The spinning of the sample is achieved via an impulse air turbine mechanism, where the sample tube is lifted with a frictionless compressed gas bearing and spun with a gas drive. Sample tubes are hollow cylinders coming in a variety of outer diameters ranging from 0.70 to 7 mm, mounted with a turbine cap. The rotors are typically made from zirconium oxide, although other ceramic materials (silicon nitride) or polymers (poly(methyl methacrylate) (PMMA), polyoxymethylene (POM)) can be found. Removable caps close the ends of the sample tube. They are made from a range of materials typically Kel-F, Vespel, or zirconia and boron nitride for an extended temperature range.
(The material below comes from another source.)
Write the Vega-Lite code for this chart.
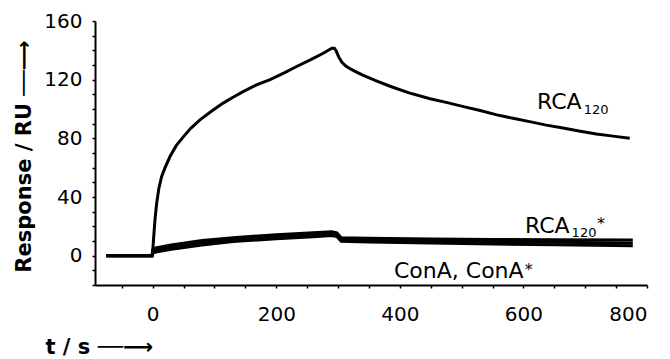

Magic-angle spinning was first described in 1958 by Edward Raymond Andrew, A. Bradbury, and R. G. Eades and independently in 1959 by I. J. Lowe. The name "magic-angle spinning" was coined in 1960 by Cornelis J. Gorter at the AMPERE congress in Pisa.

==Variations==

===High Resolution Magic-Angle Spinning (HR-MAS)===

HRMAS is usually applied to solutions and gels where dipole-dipole interactions are insufficiently averaged by the intermediate molecular motion. HRMAS can dramatically average out residual dipolar interactions and result in spectra with linewidths similar to solution-state NMR. HRMAS links the gap between solution-state and solid-state NMR, and enable the use of solution-state experiments

HRMAS and its medical research application was first described in a 1997 study of human brain tissues from a neurodegenerative disorder.

===Solution Magic Angle Spinning===
Use of Magic Angle Spinning has been extended from solid-state to liquid (solution) NMR.

=== Magic angle turning ===
The magic-angle-turning (MAT) technique introduced by Gan employs slow (approximately 30 Hz) rotation of a powdered sample at the magic angle, in concert with pulses synchronized to 1/3 of the rotor period, to obtain isotropic-shift information in one dimension of a 2D spectrum.

=== Magic angle spinning spheres ===
Rather than using cylindrical rotors, spinning spheres can be spun stably at the magic angle, which can be used to increase the filling factor of the coils, hence improve the sensitivity. Magic angle spinning spheres allow stable MAS with faster spinning rates.

==Applications==
There are significant advantages to using MAS NMR in structural biology. Magic angle spinning can be used to characterize large insoluble systems, including biological assemblies and intact viruses, that cannot be studied with other methods.